Strategic Integration of Cyber Risk Management

Effective cyber risk management requires integrating both deterministic and stochastic models within a comprehensive framework. The Cyber Risk Management Lifecycle (CRML) , a strategic blueprint I developed, encompasses:

Inventory, Contextualize, and Value Digital Assets: Identify all digital assets within the organization and assign value based on their importance. This step is crucial for prioritizing risk management efforts .

Identify Vulnerabilities, Threats, and Consequences: Systematically identify vulnerabilities within the digital infrastructure, the potential threats that could exploit these weaknesses, and the possible consequences of such breaches.

Cyber Risk Assessment, Profiling, and Calculation: Profile each identified cyber risk, calculating its likelihood and impact using sophisticated algorithms. This quantification is essential for prioritizing responses and aligning them with the organization’s risk appetite.

Implement Defenses and Controls: Deploy technological solutions and ensure organizational processes and human behaviors align with the cyber risk management strategy to mitigate identified cyber risks.

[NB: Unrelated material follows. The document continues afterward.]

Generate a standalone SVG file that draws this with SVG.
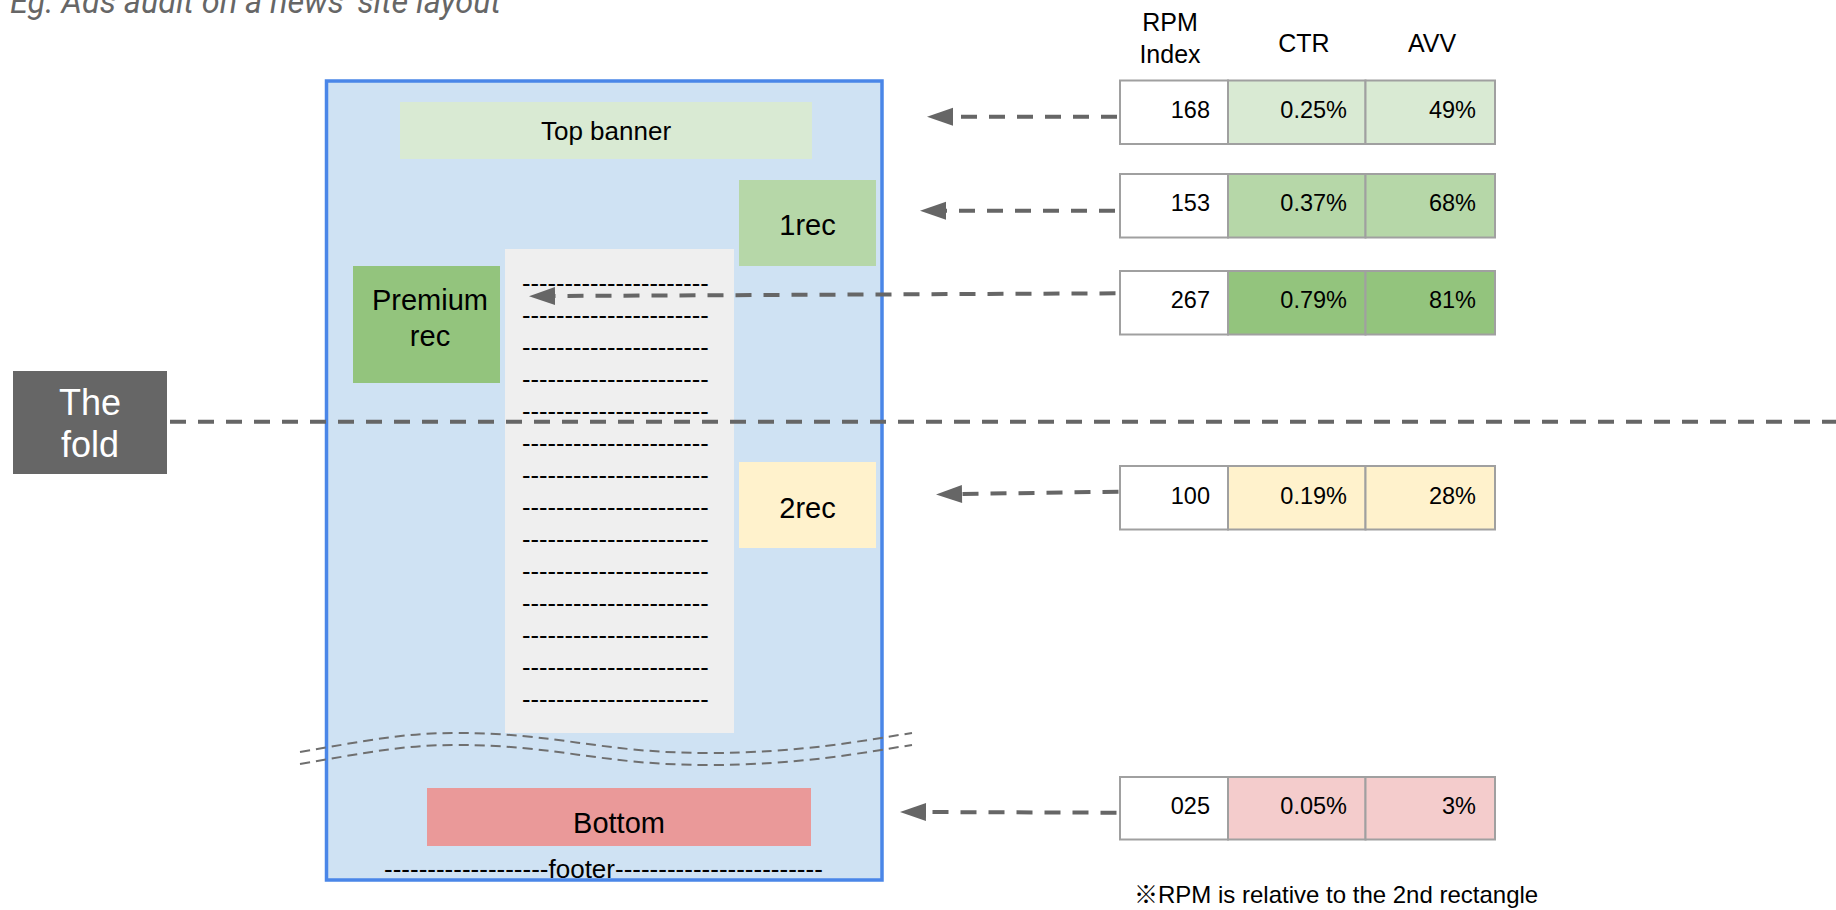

Continuous Monitoring and Adaptation: Ensure ongoing vigilance and timely risk mitigation by continuously monitoring the cybersecurity landscape for changes and dynamically updating cyberrisk scores based on real-time data.

Conclusion

In a world where cyber threats are both predictable and wildly uncertain, a dual approach that leverages deterministic and stochastic models is essential. By continuously assessing and adapting to new risks, organizations can build resilience against both known and unknown threats. Embracing uncertainty in cybersecurity is not just about managing cyber risk—it’s about strategically positioning the organization to thrive in an unpredictable digital landscape.